C’est d’ailleurs l’opéra qui était en filigrane du programme à la fois copieux et cohérent qu’il avait choisi pour sa venue dans la capitale: une ouverture (celle de Tannhäuser) dans sa version destinée précisément à l’Opéra de Paris, un cycle de mélodies (les Wesendonck-Lieder) dont deux constituent une première esquisse de Tristan et un poème symphonique (Une Vie de héros) dont le caractère descriptif et dramatique tend vers le théâtre, en même temps qu’il cite des thèmes d’ouvrages lyriques de R. Strauss, mais aussi, plus furtivement, de Wagner.


Le chef français, malgré une gestuelle et des mimiques théâtrales qui entraînent parfois de légers décalages et des attaques imprécises, traduit sobrement l’ouverture de Tannhäuser de Wagner, accompagnée de sa Bacchanale, et ce, contre toute attente, après une prestation beaucoup plus contestable, voici à peine plus d’un mois, à Salzbourg avec la Philharmonie de Vienne. La coda, où il fait intervenir un chœur de femmes derrière la scène, s’étire avec sensualité, comme si la musique ne voulait pas s’éteindre.


Autre aperçu de la passion avec les Wesendonck-Lieder (1858), dont le caractère intimiste se perd quelque peu dans l’immensité de la salle. Dagmar Peckova, entre deux représentations de Pelléas et Mélisande (voir ici), semble, partition en main, rejouer son personnage de Geneviève, lorsque celle-ci lit la lettre de Golaud. Introduisant une certaine distance, la mezzo tchèque, un peu contrainte dans le grave, reste sur son quant-à-soi. Il est vrai que Prêtre, qui a abandonné sa baguette, ne lui facilite pas la tâche en adoptant des tempi globalement retenus, même s’il délivre un accompagnement finement ouvragé.

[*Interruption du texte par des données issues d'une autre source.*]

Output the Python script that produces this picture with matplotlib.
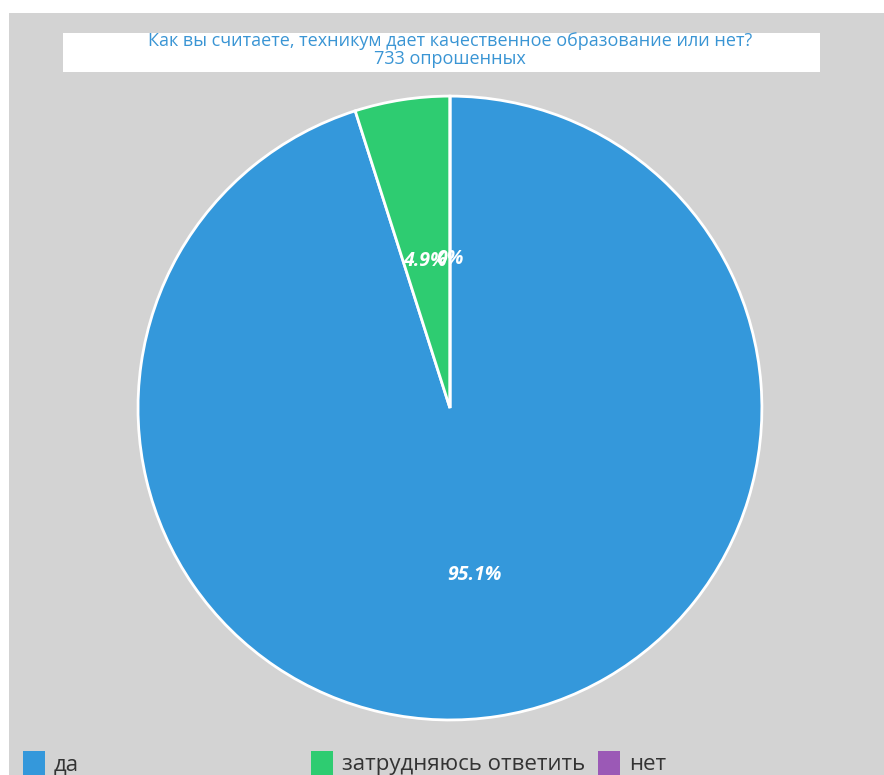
import matplotlib.pyplot as plt
from matplotlib.patches import Rectangle

# survey data
labels = ["да", "затрудняюсь ответить", "нет"]
counts = [697, 36, 0]
colors = ["#3498db", "#2ecc71", "#9b59b6"]
total = 733

plt.rcParams['font.family'] = ['Open Sans', 'DejaVu Sans']

fig = plt.figure(figsize=(8.84, 7.75), dpi=100)
fig.patch.set_facecolor("white")

# gray panel and white title box
fig.patches.append(Rectangle((9 / 884, 0), 1, 1 - 13 / 775, transform=fig.transFigure,
                             facecolor="#d3d3d3", edgecolor="none", zorder=-2))
fig.patches.append(Rectangle((63 / 884, 1 - 72 / 775), 757 / 884, 39 / 775, transform=fig.transFigure,
                             facecolor="white", edgecolor="none", zorder=-1))
fig.text(450 / 884, 1 - 41 / 775, "Как вы считаете, техникум дает качественное образование или нет?",
         ha="center", va="center", color="#3a95d4", fontsize=13)
fig.text(450 / 884, 1 - 59 / 775, f"{total} опрошенных",
         ha="center", va="center", color="#3a95d4", fontsize=13)

ax = fig.add_axes([0.156, 0.071, 0.706, 0.805])
ax.set_facecolor("none")

def fmt(p):
    return f"{p:.1f}%" if p > 0 else "0%"

wedges, texts, autotexts = ax.pie(counts, colors=colors, startangle=90, counterclock=False,
                                  autopct=fmt, pctdistance=0.51,
                                  wedgeprops=dict(edgecolor="white", linewidth=2))
for t in autotexts:
    t.set_color("white")
    t.set_fontsize(14)
    t.set_fontstyle("italic")
    t.set_fontweight("bold")
    t.set_va("top")
ax.set_xlim(-1.0, 1.0)
ax.set_ylim(-1.0, 1.0)
ax.set_aspect("equal")

# legend entries placed like the original
legend_x = [23 / 884, 311 / 884, 598 / 884]
for w, lab, x in zip(wedges, labels, legend_x):
    fig.legend([Rectangle((0, 0), 1, 1, facecolor=w.get_facecolor(), edgecolor="none")], [lab],
               loc="center left", bbox_to_anchor=(x, 1 - 763 / 775), frameon=False,
               fontsize=16, handlelength=1.0, handleheight=1.3, handletextpad=0.4,
               borderaxespad=0, borderpad=0, labelcolor="#333333")

fig.savefig("out.png", dpi=100, facecolor=fig.get_facecolor())
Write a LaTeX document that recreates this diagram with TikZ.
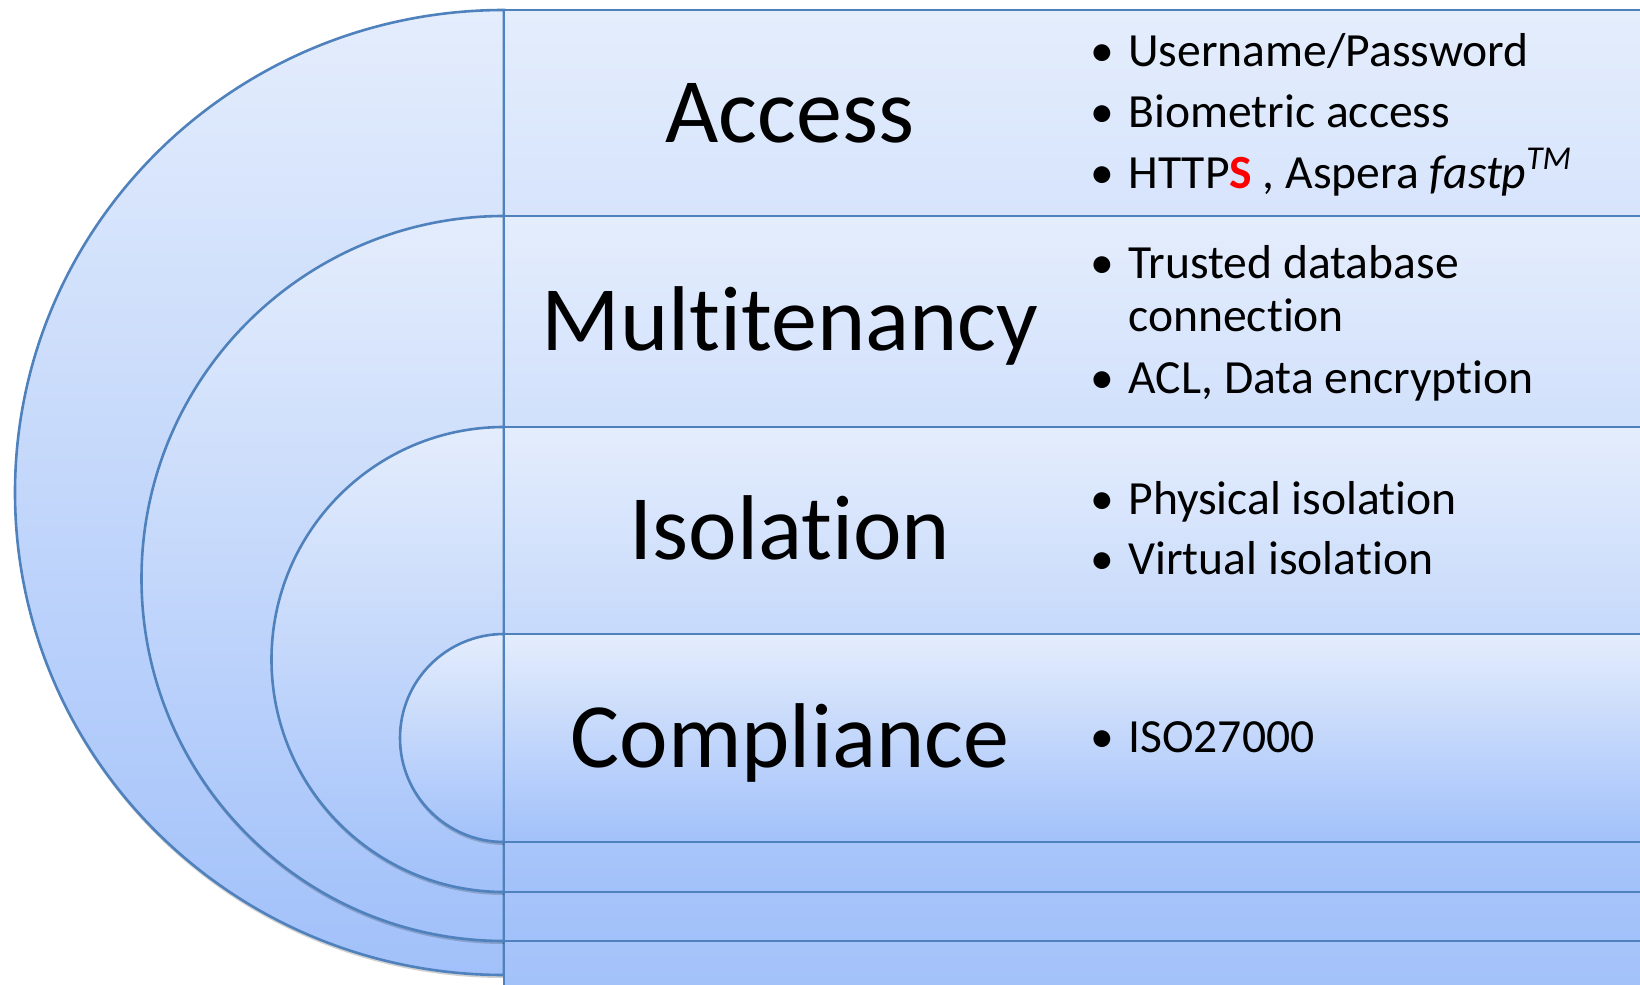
\documentclass[tikz,border=0pt]{standalone}
\usepackage{fontspec}
\setmainfont{Carlito}[Ligatures={NoCommon,NoContextual},Contextuals={NoAlternate}]
\newcommand\tiz{t\kern0pt i}
\definecolor{edgeblue}{HTML}{4F81BD}
\definecolor{topc}{HTML}{E4EDFC}
\definecolor{botc}{HTML}{A2C1FA}
\definecolor{hred}{HTML}{FF0000}
\tikzset{
  band/.style={draw=edgeblue, line width=1.3pt, top color=topc, bottom color=botc},
  bandshadow/.style={fill=black, opacity=0.18},
  title/.style={anchor=base, font=\fontsize{46}{50}\selectfont, inner sep=0pt},
  item/.style={anchor=base west, font=\fontsize{23.8}{26}\selectfont, inner sep=0pt},
  dotmark/.style={anchor=base, font=\fontsize{23.8}{26}\selectfont, inner sep=0pt},
}
\begin{document}
\begin{tikzpicture}[x=0.5pt,y=-0.5pt]
\useasboundingbox (0,0) rectangle (1640,985);
\clip (0,0) rectangle (1640,985);
% layer 1 (outer)
\fill[bandshadow] (504,13) arc[start angle=270,end angle=90,x radius=489,y radius=482.5] -- cycle;
\path[band] (504,10) arc[start angle=270,end angle=90,x radius=489,y radius=482.5] -- cycle;
\path[band] (504,10) rectangle (1670,1010);
% layer 2
\fill[bandshadow] (504,219) arc[start angle=270,end angle=90,radius=362.5] -- cycle;
\path[band] (504,216) arc[start angle=270,end angle=90,radius=362.5] -- cycle;
\path[band] (504,216) rectangle (1670,941);
% layer 3
\fill[bandshadow] (504,430) arc[start angle=270,end angle=90,radius=232.5] -- cycle;
\path[band] (504,427) arc[start angle=270,end angle=90,radius=232.5] -- cycle;
\path[band] (504,427) rectangle (1670,892);
% layer 4
\fill[bandshadow] (504,637) arc[start angle=270,end angle=90,radius=104] -- cycle;
\path[band] (504,634) arc[start angle=270,end angle=90,radius=104] -- cycle;
\path[band] (504,634) rectangle (1670,842);

% titles
\node[title] (tAccess) at (790,142.5) {Access};
\node[title] (tMulti) at (790,350.5) {Mul\tiz tenancy};
\node[title] (tIso) at (790,559.5) {Isola\tiz on};
\node[title] (tComp) at (790,767.5) {Compliance};

% bullets
\node[dotmark] (b1) at (1102,66) {\textbullet};
\node[item] (u1) at (1128,66) {Username/Password};
\node[dotmark] (b2) at (1102,127) {\textbullet};
\node[item] (u2) at (1128,127) {Biometric access};
\node[dotmark] (b3) at (1102,188) {\textbullet};
\node[item] (u3) at (1128,188) {HTTP{\color{hred}\bfseries S} , Aspera \textit{fastp}\textsuperscript{\textit{TM}}};

\node[dotmark] (b4) at (1102,278) {\textbullet};
\node[item] (m1) at (1128,278) {Trusted database};
\node[item] (m1b) at (1128,331) {connec\tiz on};
\node[dotmark] (b5) at (1102,393) {\textbullet};
\node[item] (m2) at (1128,393) {ACL, Data encryp\tiz on};

\node[dotmark] (b6) at (1102,514) {\textbullet};
\node[item] (i1) at (1128,514) {Physical isola\tiz on};
\node[dotmark] (b7) at (1102,574) {\textbullet};
\node[item] (i2) at (1128,574) {Virtual isola\tiz on};

\node[dotmark] (b8) at (1102,752) {\textbullet};
\node[item] (c1) at (1128,752) {ISO27000};
\end{tikzpicture}
\end{document}
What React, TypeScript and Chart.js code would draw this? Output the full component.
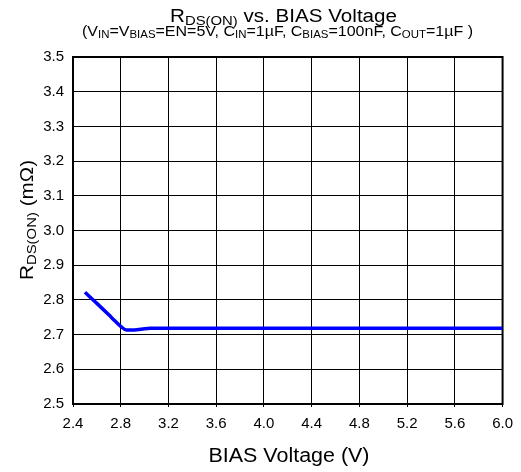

En début de seconde partie, Gérard Mortier, faisant référence à leur appartenance commune aux «gens du Nord» et soulignant la «sincérité» de celui qui naquit un 14 août 1924 à Waziers (non loin de Douai), le remercie en lui offrant une lettre originale de Berlioz. Complétant cette soirée entièrement germanique, véritable défi à ceux qui l’ont si souvent présenté comme «chef de la Callas» ou «spécialiste de Poulenc», cantonné de ce fait à la scène ou au répertoire français, il se lance (par cœur) dans ce véritable manifeste autobiographique qu’est Une Vie de héros (1898) de Richard Strauss. Comment en effet ne pas établir, dans le cadre d’un tel hommage, un parallèle entre Georges Prêtre et les six épisodes de l’œuvre: le héros (de la célébration), ses adversaires (sus-évoqués), sa compagne (Gina, qu’il a épousée il y a cinquante-quatre ans), ses combats (en tant que pratiquant des arts martiaux), ses «œuvres de paix» (avec les plus grandes formations) et – à défaut, fort heureusement, de retraite – son accomplissement (une ovation debout)?


On pouvait craindre que l’identification de l’interprète conjuguée au narcissisme du compositeur ne conduisent à un résultat hasardeux. Mais bien loin de laisser libre cours à une inspiration débridée, Prêtre, qui, pour ses débuts à l’Opéra comique en 1956, avait dirigé la création française de Capriccio, maîtrise le flux et le reflux des vagues sonores, notamment dans une bataille à la progression bien ordonnée. Préférant l’ampleur à l’élan (quarante-neuf minutes), il étire le discours avec un hédonisme qu’autorise la splendeur de l’orchestration straussienne, servie par le somptueux instrument qu’est l’Orchestre de l’Opéra national de Paris, à commencer par le violon tour à tour fin et langoureux, capricieux et capiteux, de Maxime Tholance.


La fin de la fête sera hélas gâchée par le bis, une Première danse hongroise de Brahms noyée sous les effets et défigurée par des variations de tempo, au sens propre de ces deux qualificatifs, insensées et vertigineuses. Mais Georges Prêtre sera dès le 27 novembre prochain au Théâtre des Champs-Elysées pour un gala avec l’Orchestre national de France et, nous promet-on, des «invités surprises».